Eventually I had a steep and difficult descent to Glen Douchary and the Douchary River, which I had to ford.  I found a place where I reckoned I could get across by rock-hopping but, while climbing down from the peat bank, my feet slipped and I ended up standing in the water anyway!  The guidebook now said to follow the river downstream along the trackless bank, but I had noticed a track, high on the other side of the Glen, that seemed to be going in the right direction.  I had a break and read the guidebook and determined that there was nothing particularly special about the next section, except that some of it was described as difficult, and worked out on the map that if I climbed to the track it was no further and probably faster going, along with better views.   I knew I still had a long way to go to get to the Oykel Bridge Hotel and hoped that walking on the track would give me a chance of getting there at a reasonable hour.

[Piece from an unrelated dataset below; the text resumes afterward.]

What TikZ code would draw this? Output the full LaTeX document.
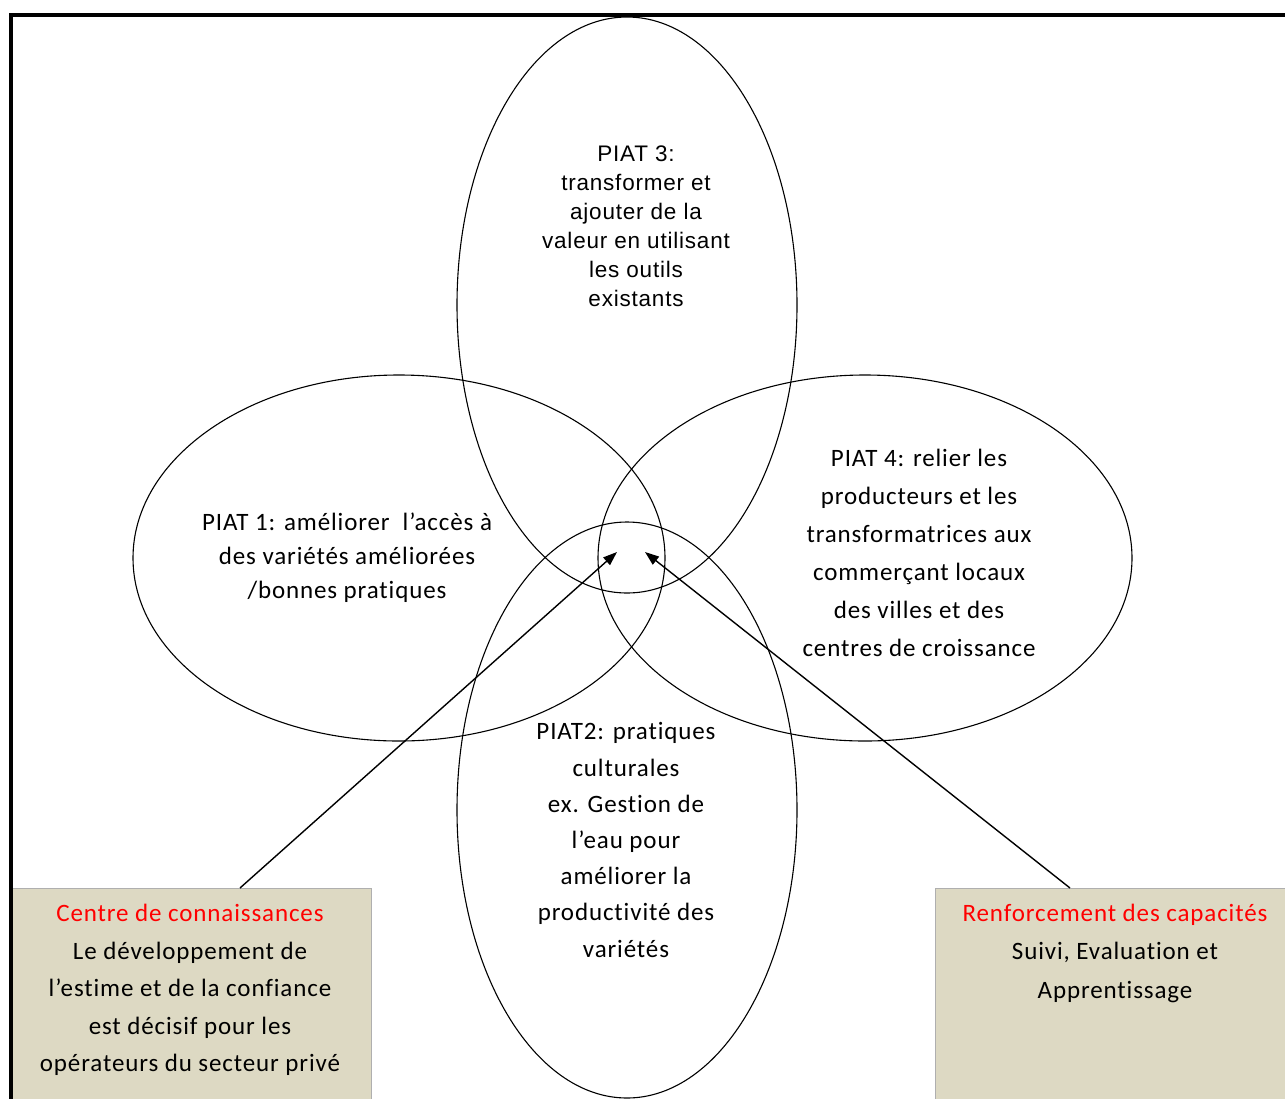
\documentclass[tikz,border=0pt]{standalone}
\usepackage{fontspec}
\setmainfont[LetterSpace=3.5,Ligatures={NoCommon}]{Carlito}
\newfontfamily\arialf[LetterSpace=3.5]{Liberation Sans}
\usetikzlibrary{shapes.geometric,arrows.meta}
\definecolor{boxfill}{RGB}{221,217,195}
\definecolor{boxline}{RGB}{175,175,175}
\begin{document}
\begin{tikzpicture}[x=1pt,y=-1pt,
  petal/.style={draw=black, line width=1.1pt, ellipse, inner sep=0pt, outer sep=0pt},
  lbl/.style={align=center, inner sep=0pt},
  infobox/.style={draw=boxline, fill=boxfill, line width=0.8pt, inner sep=0pt, anchor=north west},
  link/.style={draw=black, line width=1.4pt, -{Triangle[length=14pt,width=10pt]}},
  frame/.style={draw=black, line width=4.5pt}]
\useasboundingbox (0,0) rectangle (1285,1098);
\clip (0,0) rectangle (1285,1098);
\fill[white] (0,0) rectangle (1285,1098);
% petals
\node[petal, minimum width=340pt, minimum height=576pt] (p3) at (627,305) {};
\node[petal, minimum width=340pt, minimum height=576pt] (p2) at (627,810) {};
\node[petal, minimum width=532pt, minimum height=366pt] (p1) at (399,558) {};
\node[petal, minimum width=534pt, minimum height=366pt] (p4) at (865,558) {};
% petal texts
\node[lbl, font=\arialf\fontsize{22.5}{29}\selectfont] (t3) at (636,226)
  {PIAT 3:\\transformer et\\ajouter de la\\valeur en utilisant\\les outils\\existants};
\node[lbl, font=\fontsize{25}{34}\selectfont] (t1) at (347,558)
  {PIAT 1: améliorer\ \ l’accès à\\des variétés améliorées\\/bonnes pratiques};
\node[lbl, font=\fontsize{25}{38}\selectfont] (t4) at (919,553)
  {PIAT 4: relier les\\producteurs et les\\transformatrices aux\\commerçant locaux\\des villes et des\\centres de croissance};
\node[lbl, font=\fontsize{25}{36.2}\selectfont] (t2) at (626,840)
  {PIAT2: pratiques\\culturales\\ex. Gestion de\\l’eau pour\\améliorer la\\productivité des\\variétés};
% boxes
\node[infobox, minimum width=359pt, minimum height=240pt] (kc) at (12,888) {};
\node[infobox, minimum width=360pt, minimum height=240pt] (rc) at (935,888) {};
\node[lbl, font=\fontsize{25}{37.5}\selectfont] (kct) at (190,990)
  {\textcolor{red}{Centre de connaissances}\\Le développement de\\l’estime et de la confiance\\est décisif pour les\\opérateurs du secteur privé};
\node[lbl, font=\fontsize{25}{38.5}\selectfont] (rct) at (1115,953)
  {\textcolor{red}{Renforcement des capacités}\\Suivi, Evaluation et\\Apprentissage};
% arrows
\coordinate (ks) at (240,888);
\coordinate (ke) at (617,552);
\coordinate (rs) at (1070,888);
\coordinate (re) at (645,552);
\draw[link] (ks) -- (ke);
\draw[link] (rs) -- (re);
% frame
\coordinate (f1) at (11,1120);
\coordinate (f2) at (11,15);
\coordinate (f3) at (1300,15);
\draw[frame] (f1) -- (f2) -- (f3);
\end{tikzpicture}
\end{document}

There was still plenty of ascent and descent and, despite the firmer footing, I was tired and behind time.  It's amazing how much time gets soaked up in these cross-country bits.  Anyway, I kept plugging away, taking a break every two hours, and reached the Oykel Bridge Hotel, all on its own on a minor road in a valley, at about 6:15pm.  I checked in, enjoyed my bath and went down to the carvery dinner at the appointed time of 8pm.  There were about a dozen other people there and I was the only male who had not dressed for dinner with a jacket and tie.  I looked very conspicuous in my shorts, T-shirt and running shoes.

Breakfast is not until 8:30am, so it will be a late start and another long day tomorrow, with some more cross-country.  At least I will be well-rested and fed by the time I hit the trail.